Copy each line where the word "chart" occurs.

> **Data to process**:
▶
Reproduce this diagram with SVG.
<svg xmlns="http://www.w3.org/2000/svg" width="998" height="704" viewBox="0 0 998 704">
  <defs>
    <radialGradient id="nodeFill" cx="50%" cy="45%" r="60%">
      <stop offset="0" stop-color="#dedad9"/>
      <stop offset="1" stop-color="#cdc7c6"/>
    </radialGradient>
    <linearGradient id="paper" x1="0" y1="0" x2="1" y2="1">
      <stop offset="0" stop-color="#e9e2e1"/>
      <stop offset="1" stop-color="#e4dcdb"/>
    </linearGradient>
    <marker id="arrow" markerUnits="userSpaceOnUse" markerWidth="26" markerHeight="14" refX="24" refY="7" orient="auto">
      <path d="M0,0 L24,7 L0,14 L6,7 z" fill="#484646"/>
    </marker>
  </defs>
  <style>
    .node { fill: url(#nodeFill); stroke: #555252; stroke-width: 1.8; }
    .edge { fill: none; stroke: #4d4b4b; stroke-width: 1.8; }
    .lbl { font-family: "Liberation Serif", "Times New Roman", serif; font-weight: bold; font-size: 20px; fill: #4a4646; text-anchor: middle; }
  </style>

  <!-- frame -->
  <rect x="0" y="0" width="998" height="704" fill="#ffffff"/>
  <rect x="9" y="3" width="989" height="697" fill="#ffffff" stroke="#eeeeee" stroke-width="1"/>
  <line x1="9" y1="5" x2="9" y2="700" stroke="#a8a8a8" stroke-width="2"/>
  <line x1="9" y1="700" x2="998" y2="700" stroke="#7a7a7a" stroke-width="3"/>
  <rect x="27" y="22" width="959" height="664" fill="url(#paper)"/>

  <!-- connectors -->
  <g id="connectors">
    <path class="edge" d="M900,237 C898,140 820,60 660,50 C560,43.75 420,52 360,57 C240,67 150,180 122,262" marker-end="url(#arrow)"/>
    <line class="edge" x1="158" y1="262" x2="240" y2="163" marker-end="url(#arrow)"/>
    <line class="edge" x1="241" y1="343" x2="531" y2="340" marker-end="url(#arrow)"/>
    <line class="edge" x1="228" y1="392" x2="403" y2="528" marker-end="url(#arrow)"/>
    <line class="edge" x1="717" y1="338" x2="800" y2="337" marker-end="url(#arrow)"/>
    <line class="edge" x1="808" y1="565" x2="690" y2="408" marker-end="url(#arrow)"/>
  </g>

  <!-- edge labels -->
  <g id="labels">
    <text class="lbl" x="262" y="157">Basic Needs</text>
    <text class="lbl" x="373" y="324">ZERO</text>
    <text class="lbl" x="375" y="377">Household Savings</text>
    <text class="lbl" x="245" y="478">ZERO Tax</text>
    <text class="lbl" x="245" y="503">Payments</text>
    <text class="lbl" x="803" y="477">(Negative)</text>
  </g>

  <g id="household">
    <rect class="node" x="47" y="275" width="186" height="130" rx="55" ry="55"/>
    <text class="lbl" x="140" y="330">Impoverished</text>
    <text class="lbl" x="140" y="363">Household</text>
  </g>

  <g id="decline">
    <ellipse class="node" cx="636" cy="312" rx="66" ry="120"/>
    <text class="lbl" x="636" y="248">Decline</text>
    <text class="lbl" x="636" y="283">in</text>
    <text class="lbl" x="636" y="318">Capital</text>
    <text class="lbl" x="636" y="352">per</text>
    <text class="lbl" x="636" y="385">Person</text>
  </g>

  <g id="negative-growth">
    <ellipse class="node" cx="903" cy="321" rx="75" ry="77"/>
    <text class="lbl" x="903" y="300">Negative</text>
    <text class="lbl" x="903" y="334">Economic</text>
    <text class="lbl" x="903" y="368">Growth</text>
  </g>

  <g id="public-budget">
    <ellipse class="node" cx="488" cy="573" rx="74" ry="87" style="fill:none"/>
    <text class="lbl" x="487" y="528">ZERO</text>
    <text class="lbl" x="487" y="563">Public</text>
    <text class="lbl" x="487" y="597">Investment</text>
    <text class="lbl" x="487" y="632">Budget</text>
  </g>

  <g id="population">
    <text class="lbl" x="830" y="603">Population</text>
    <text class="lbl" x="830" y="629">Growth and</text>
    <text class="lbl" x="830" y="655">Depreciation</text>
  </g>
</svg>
◀
▶
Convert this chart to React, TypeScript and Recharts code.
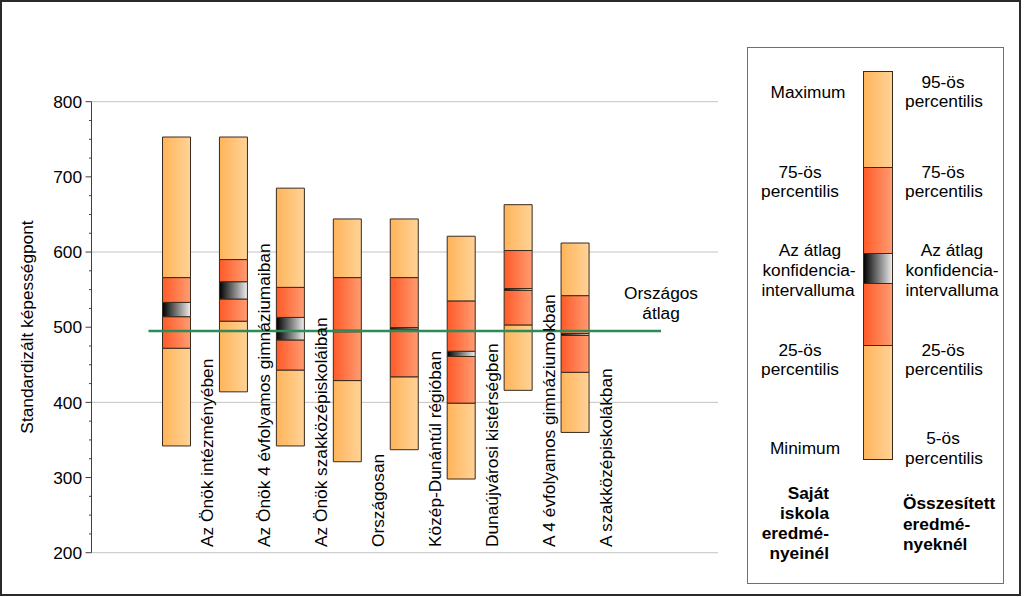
◀
▶
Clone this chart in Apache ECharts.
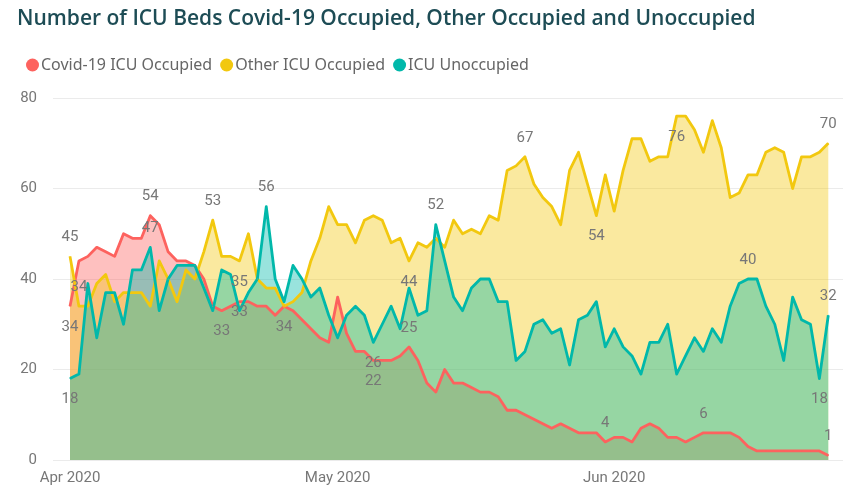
◀
> **Written reply**:
Convert this chart to React, TypeScript and Recharts code.
Clone this chart in Apache ECharts.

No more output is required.